Fishers Ghost... I believe my Scorpion has serial #23 0r maybe it is 25. Back then there were very few Garrett Dealers in Southern California so I bought it through a dealer in Texas... My first nugget with it was about 3-grain and I found it in a cut that was being made to enlarge a parking place for a prospecting association claim in the Dale Mining District.
By the way, I have found you most :)knowledgable too.
 
In air test they are close with the nod going to the AT Gold, and in hot to very hot ground the AT Gold excells even more on very small nuggets @ .1 gram and smaller. It has A LOT of gain and is very hot on tiny stuff. The Scorp will hit some of these but the audio will be much more harder to hear as the AT Gold screams more on the tiny peices.

Very true though about the Scorpion as to what Parrot has mentioned. Those reasons he said are the very reasons I'm not getting rid of mine any time soon. But I really like using the new AT Gold, a wonderful gold detector.

Alan
 
jlw said:
What exactly is the TR disc mode on the scorpion?

The TR mode is a non ground balancing vlf discrimination mode that has a calibrated disc setting which means that at zero disc position in the TR mode the dicrimination is set to differentiate between metal and mineral and that means that if a rock sample contains sufficient metal (non ferrous) the detector will give a tone but if the rock is mostly mineral and iron then the threshold will go quiet or remain unchanged, if it remains unchanged then the rock may contain some metal and mineral of a quantity too low for the detector to respond to or that is of a quantity that balances each other out.
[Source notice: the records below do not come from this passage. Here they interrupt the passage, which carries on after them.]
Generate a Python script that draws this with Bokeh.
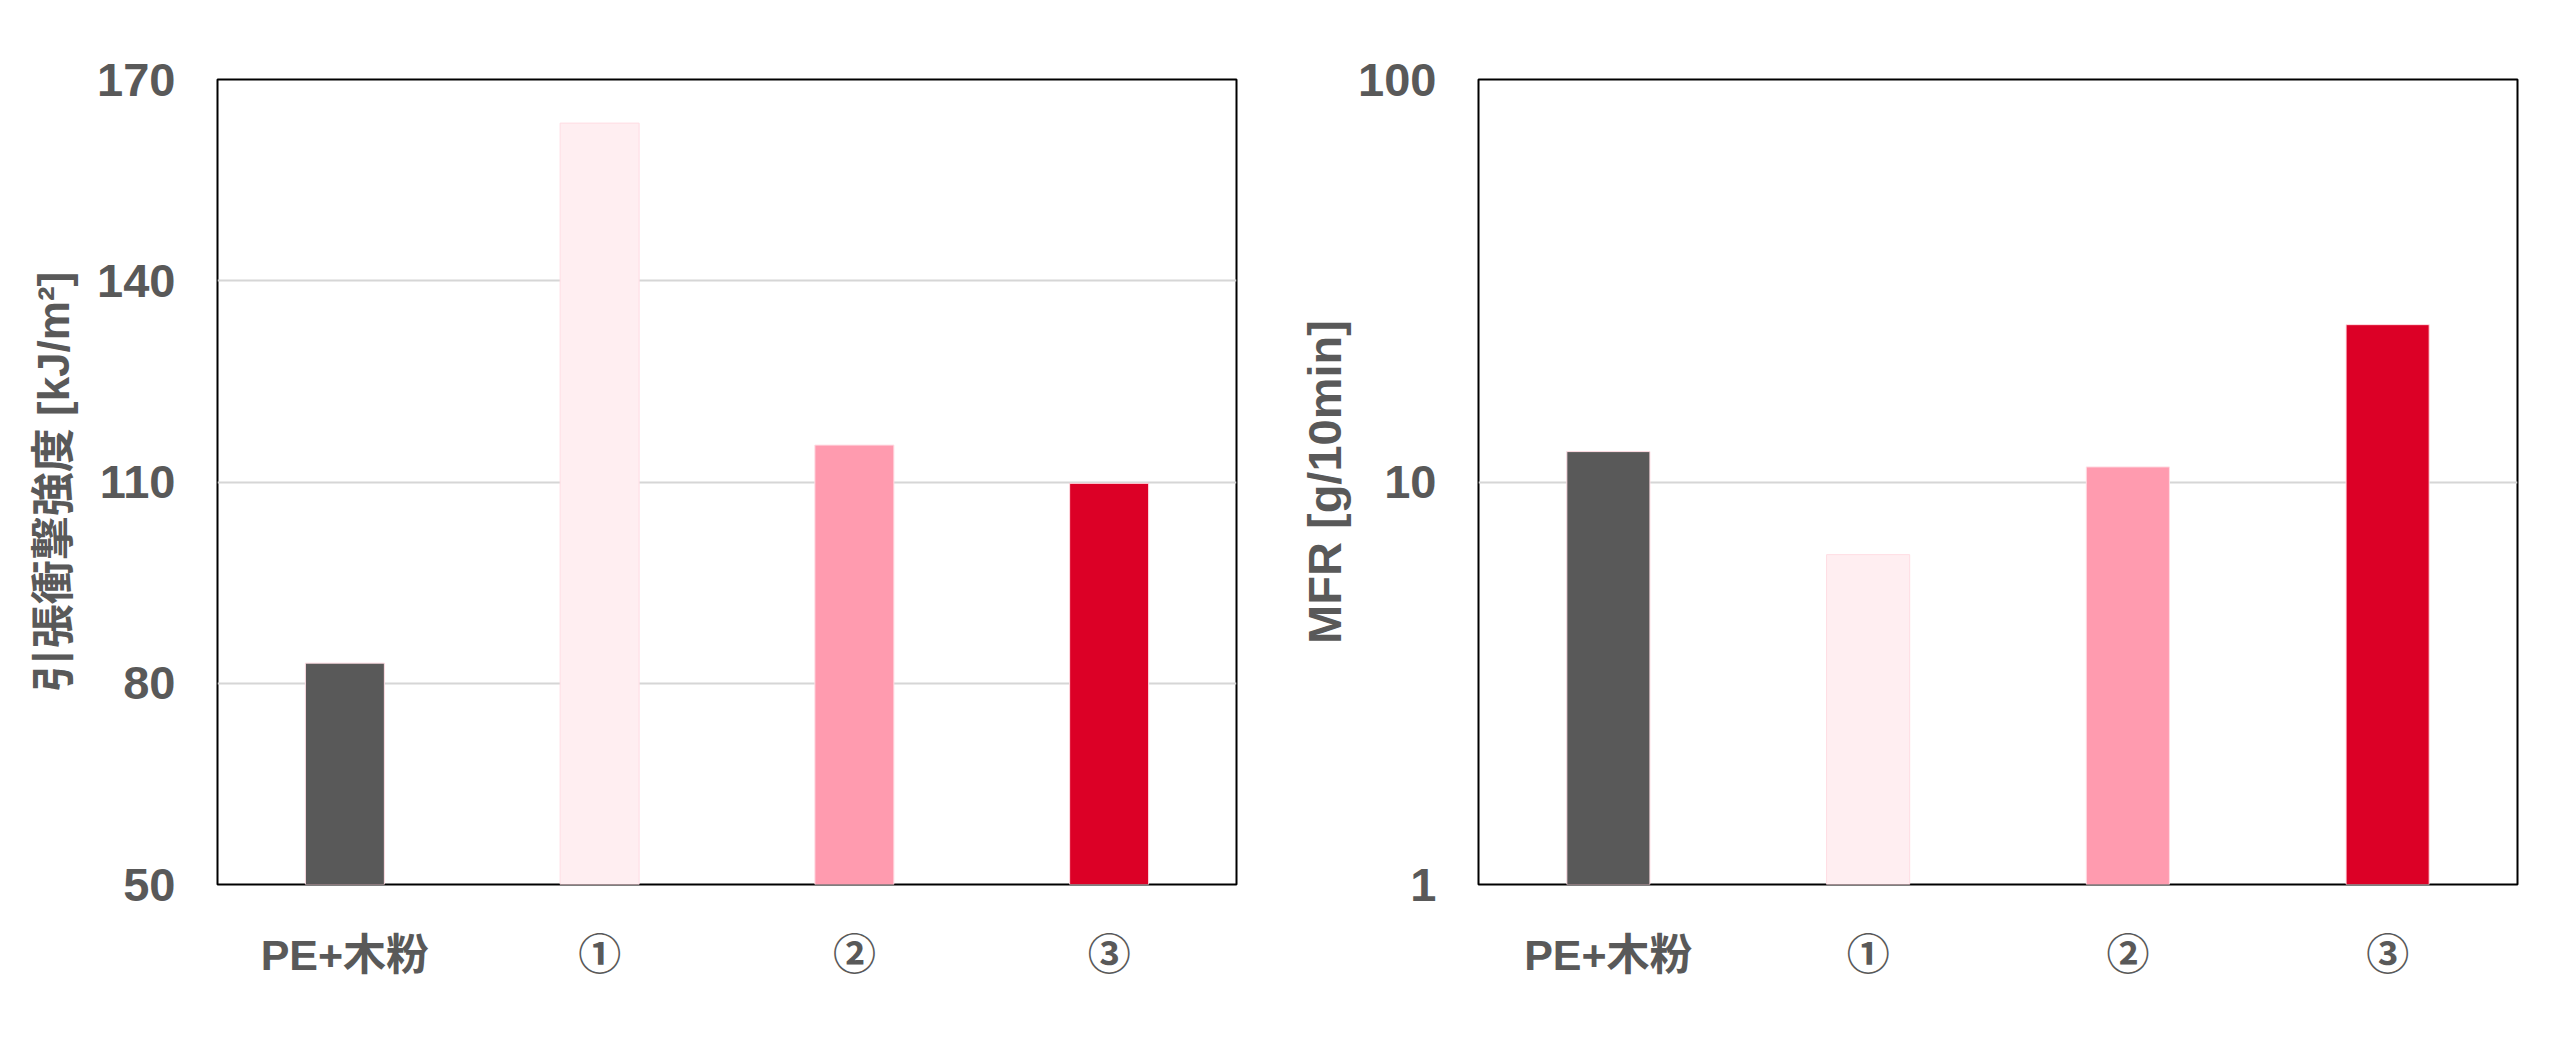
from bokeh.plotting import figure
from bokeh.models import Range1d, FactorRange, ColumnDataSource, FixedTicker, NumeralTickFormatter
from bokeh.layouts import row
from bokeh.embed import file_html
from bokeh.resources import INLINE

# ---- data ----
categories = ["PE+木粉", "①", "②", "③"]
impact_strength = [83.0, 163.5, 115.5, 109.8]   # 引張衝撃強度 [kJ/m²]
mfr = [11.9, 6.6, 10.9, 24.6]                   # MFR [g/10min]
bar_colors = ["#595959", "#FFEEF1", "#FF9BAF", "#DC0026"]
impact_ticks = [50, 80, 110, 140, 170]
mfr_ticks = [1, 10, 100]
impact_title = "引張衝撃強度 [kJ/m²]"
mfr_title = "MFR [g/10min]"

TEXT = "#595959"
LATIN_CJK = "Liberation Sans, Noto Sans CJK JP"


def style(p, ticks, title, title_size, title_standoff):
    p.yaxis.ticker = FixedTicker(ticks=ticks)
    p.ygrid.ticker = p.yaxis[0].ticker
    p.xgrid.grid_line_color = None
    p.ygrid.grid_line_color = "#D6D6D6"
    p.ygrid.grid_line_width = 2
    p.outline_line_color = "black"
    p.outline_line_width = 2
    p.outline_line_alpha = 1
    p.background_fill_color = "white"
    p.border_fill_color = "white"
    for ax in (p.xaxis[0], p.yaxis[0]):
        ax.axis_line_color = None
        ax.major_tick_line_color = None
        ax.minor_tick_line_color = None
        ax.major_label_text_color = TEXT
        ax.major_label_text_font_style = "bold"
        ax.major_label_text_font = LATIN_CJK
    p.xaxis.major_label_text_font_size = "43px"
    p.xaxis.major_label_standoff = 40
    p.yaxis.major_label_text_font_size = "47px"
    p.yaxis.major_label_standoff = 36
    p.yaxis.axis_label = title
    p.yaxis.axis_label_text_font = LATIN_CJK
    p.yaxis.axis_label_text_font_style = "bold"
    p.yaxis.axis_label_text_font_size = title_size
    p.yaxis.axis_label_text_color = TEXT
    p.yaxis.axis_label_standoff = title_standoff


# ---- left: impact strength ----
src1 = ColumnDataSource(dict(cat=categories, val=impact_strength, color=bar_colors))
p1 = figure(x_range=FactorRange(*categories), y_range=Range1d(impact_ticks[0], impact_ticks[-1]),
            width=1290, height=1054, output_backend="svg", toolbar_location=None,
            min_border_left=217, min_border_right=54, min_border_top=79, min_border_bottom=170)
p1.vbar(x="cat", top="val", bottom=impact_ticks[0], width=0.31, fill_color="color",
        line_color="#FFDCE3", line_width=1, source=src1)
style(p1, impact_ticks, impact_title, "44px", 16)

# ---- right: MFR (log) ----
src2 = ColumnDataSource(dict(cat=categories, val=mfr, color=bar_colors))
p2 = figure(x_range=FactorRange(*categories), y_range=Range1d(mfr_ticks[0], mfr_ticks[-1]),
            y_axis_type="log",
            width=1262, height=1054, output_backend="svg", toolbar_location=None,
            min_border_left=188, min_border_right=35, min_border_top=79, min_border_bottom=170)
p2.vbar(x="cat", top="val", bottom=mfr_ticks[0], width=0.32, fill_color="color",
        line_color="#FFDCE3", line_width=1, source=src2)
style(p2, mfr_ticks, mfr_title, "47px", 4)
p2.yaxis.formatter = NumeralTickFormatter(format="0")

layout = row(p1, p2)
open("out.html", "w").write(file_html(layout, INLINE))
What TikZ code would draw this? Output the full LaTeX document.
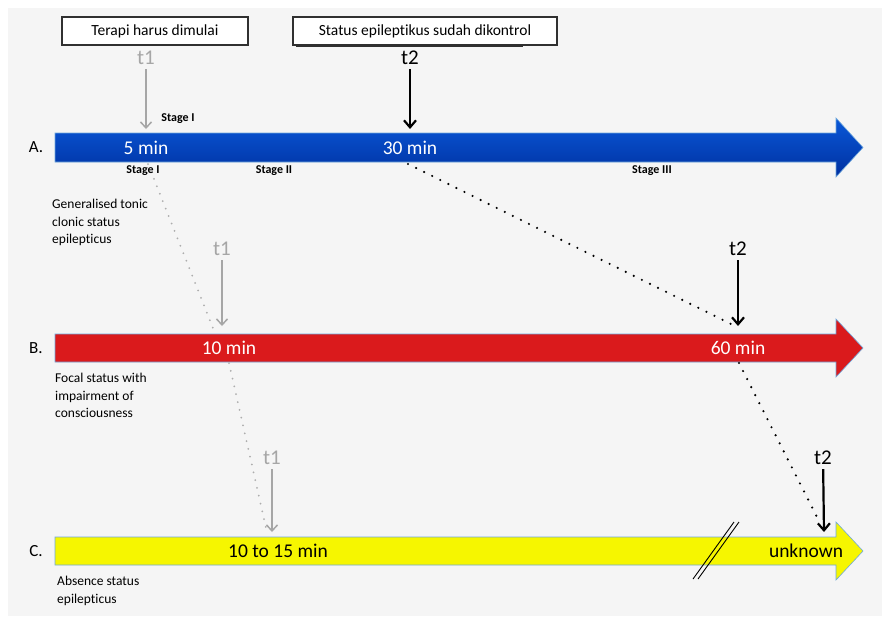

This is a very usefull mode for rock sampling.
 
Fishers Ghost, That sounds good in print, but I didn't find it to be accurate and therefore useful.
Ken/CO
 
To use the Calibrated disc TR mode as an ore sampler/tester you donot simply scan the target past the coil.
The owner instruction manual does not give a good description of how to use this function and I sugest that you give garrett a call.
I could run through the procedure here but I am not feeling so good at the moment and it takes a little bit of explaining. Garrett can supply printed info on the ore testing methods.

The manual states this:
When you suspect that you have a
signal from a hot rock, locate the target
precisely by pinpointing. Then, move your
searchcoil away and switch the Master
Control switch to TR DISC with your
discrimination control set at Zero. Now,
scan the target again, trying to keep
the exact same distance. If the sound
decreases or becomes silent, your target
is a hot rock. When this happens, If the signal does not stop or decreases
in TR DISC mode, you should investigate
this target more closely and identify the
metal causing your audio to increase.

The correct method is not as simple as this.

I have used the scorp to test a vast number of rock samples and it has worked very well on all of them.